Why private prayers can be a public act.

Kristen Deede Johnson
Kristen Deede Johnson is Associate Professor of Theology and Christian Formation at Western Theological Seminary in Holland, Michigan. She and Bethany Hanke Hoang wrote the award-winning The Justice Calling: Where Passion Meets Perseverance (Brazos Press, 2016). Previous publications include Theology, Political Theory, and Pluralism: Beyond Tolerance and Difference (Cambridge University Press, 2007) and an array of articles and books chapters related to theology, culture, and political theory. She is married to Trygve Johnson, the Dean of the Chapel at Hope College. Together they have a son, age eight, and a daughter, age five.

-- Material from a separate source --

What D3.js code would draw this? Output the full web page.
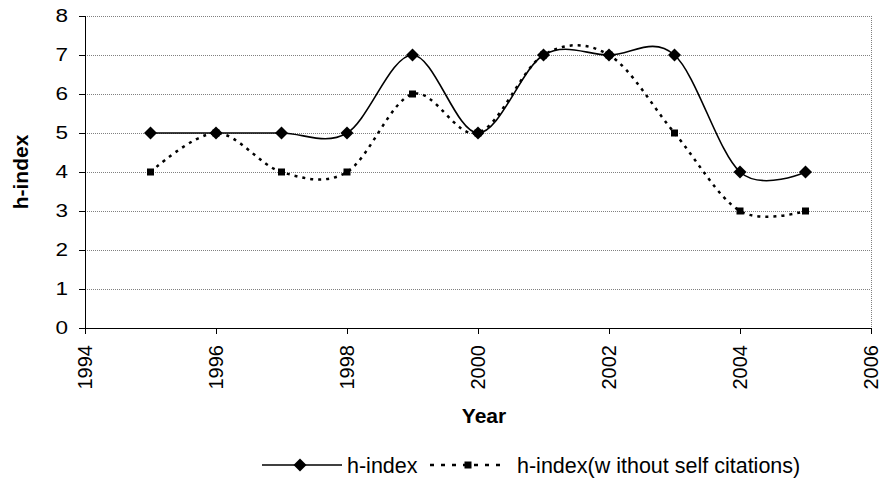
<!DOCTYPE html>
<html>
<head>
<meta charset="utf-8">
<title>h-index</title>
<style>
  body { margin: 0; background: #fff; }
  svg { font-family: "Liberation Sans", Arial, sans-serif; }
  .axis path, .axis line { stroke: #000; stroke-width: 1.5; shape-rendering: crispEdges; }
  .grid line { stroke: #808080; stroke-dasharray: 1,1; shape-rendering: crispEdges; }
</style>
</head>
<body>
<svg width="882" height="479"></svg>
<script src="https://d3js.org/d3.v7.min.js"></script>
<script>
// data
var years = [1995, 1996, 1997, 1998, 1999, 2000, 2001, 2002, 2003, 2004, 2005];
var hIndex = [5, 5, 5, 5, 7, 5, 7, 7, 7, 4, 4];
var hIndexNoSelf = [4, 5, 4, 4, 6, 5, 7, 7, 5, 3, 3];
var xTicks = [1994, 1996, 1998, 2000, 2002, 2004, 2006];
var yTicks = [0, 1, 2, 3, 4, 5, 6, 7, 8];
var seriesNames = ["h-index", "h-index(w ithout self citations)"];

var svg = d3.select("svg"),
    margin = {top: 16, left: 85},
    width = 871 - margin.left,
    height = 328 - margin.top,
    g = svg.append("g").attr("transform", "translate(" + margin.left + "," + margin.top + ")");

var x = d3.scaleLinear().domain([1994, 2006]).range([0, width]);
var y = d3.scaleLinear().domain([0, 8]).range([height, 0]);

// gridlines
g.append("g").attr("class", "grid")
  .selectAll("line")
  .data(yTicks.slice(1))
  .enter().append("line")
  .attr("x1", 0).attr("x2", width)
  .attr("y1", function(d) { return y(d); })
  .attr("y2", function(d) { return y(d); });

// right edge of plot area
g.append("g").attr("class", "grid")
  .append("line")
  .attr("x1", width).attr("x2", width)
  .attr("y1", 0).attr("y2", height);

// x axis
var xAxisG = g.append("g")
  .attr("class", "axis")
  .attr("transform", "translate(0," + height + ")")
  .call(d3.axisBottom(x).tickValues(xTicks).tickFormat(d3.format("d")).tickSizeOuter(0).tickSize(6));
xAxisG.selectAll("text")
  .attr("font-size", 20).attr("fill", "#000")
  .attr("transform", "rotate(-90)")
  .attr("text-anchor", "end")
  .attr("x", -17)
  .attr("y", 0)
  .attr("dy", "0.34em");

// y axis
var yAxisG = g.append("g")
  .attr("class", "axis")
  .call(d3.axisLeft(y).tickValues(yTicks).tickSizeOuter(0).tickSize(6).tickPadding(0));
yAxisG.selectAll("text")
  .attr("font-size", 18).attr("fill", "#000")
  .attr("x", 0)
  .attr("transform", "translate(-17,0) scale(1.25,1)");

// axis titles
svg.append("text")
  .attr("font-size", 21).attr("font-weight", "bold")
  .attr("transform", "translate(28," + (margin.top + height / 2) + ") rotate(-90)")
  .attr("text-anchor", "middle")
  .text("h-index");

svg.append("text")
  .attr("font-size", 21).attr("font-weight", "bold")
  .attr("x", 484).attr("y", 423)
  .attr("text-anchor", "middle")
  .text("Year");

// smoothed lines
var line = d3.line()
  .x(function(d) { return x(d[0]); })
  .y(function(d) { return y(d[1]); })
  .curve(d3.curveCardinal.tension(0));

var s1 = d3.zip(years, hIndex),
    s2 = d3.zip(years, hIndexNoSelf);

g.append("path").datum(s2)
  .attr("fill", "none").attr("stroke", "#000")
  .attr("stroke-width", 2.5)
  .attr("stroke-dasharray", "3,5")
  .attr("d", line);

g.append("path").datum(s1)
  .attr("fill", "none").attr("stroke", "#000")
  .attr("stroke-width", 1.6)
  .attr("d", line);

var diamond = "M0,-6.5L6.5,0L0,6.5L-6.5,0Z";

g.selectAll(".sq").data(s2).enter().append("rect")
  .attr("x", function(d) { return x(d[0]) - 3.5; })
  .attr("y", function(d) { return y(d[1]) - 3.5; })
  .attr("width", 7).attr("height", 7)
  .attr("fill", "#000");

g.selectAll(".dm").data(s1).enter().append("path")
  .attr("d", diamond)
  .attr("transform", function(d) { return "translate(" + x(d[0]) + "," + y(d[1]) + ")"; })
  .attr("fill", "#000");

// legend
var lg = svg.append("g").attr("transform", "translate(0,465)");
lg.append("line").attr("x1", 262).attr("x2", 342).attr("y1", 0).attr("y2", 0)
  .attr("stroke", "#000").attr("stroke-width", 1.6);
lg.append("path").attr("d", diamond).attr("transform", "translate(300,0)").attr("fill", "#000");
lg.append("text").attr("font-size", 21.5).attr("x", 347).attr("y", 0).attr("dy", "0.35em").text(seriesNames[0]);

lg.append("line").attr("x1", 430).attr("x2", 506).attr("y1", 0).attr("y2", 0)
  .attr("stroke", "#000").attr("stroke-width", 2.5).attr("stroke-dasharray", "4,7");
lg.append("rect").attr("x", 464.5).attr("y", -3.5).attr("width", 7).attr("height", 7).attr("fill", "#000");
lg.append("text").attr("font-size", 21.5).attr("x", 517).attr("y", 0).attr("dy", "0.35em").text(seriesNames[1]);
</script>
</body>
</html>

Last Friday night, my seven-year-old son and I were on our way to say his bedtime prayers when we heard loud voices and saw police lights outside his bedroom. I looked out the window, and immediately an image was seared on my brain. An image of a person I will likely never meet, whose face I never saw, but whose half-naked body was face down, handcuffed, lying on my driveway.

In light of the heightened tensions between African Americans and police in recent years, combined with things I’ve been learning about our current criminal justice system in recent months, a million concerns flooded my mind and heart.

So my son and I prayed. We prayed for the safety of the handcuffed teenager and the safety of the police officers. We prayed that heightened tensions would dissipate. We prayed that if any wrongdoing had happened, things would be made right. We prayed for the long-term prospects of those who had just been arrested, and for the long-term well-being of those who had made the arrests.

Why was prayer our first response? Was it an escape from engaging the reality of what was really going on? Was it rooted in a naïve but unrealistic belief that the situation could actually be influenced by our prayers? What good was this seemingly private act of prayer, undertaken in the safety and security of our home, while this intense event—at once private and public—was unfolding?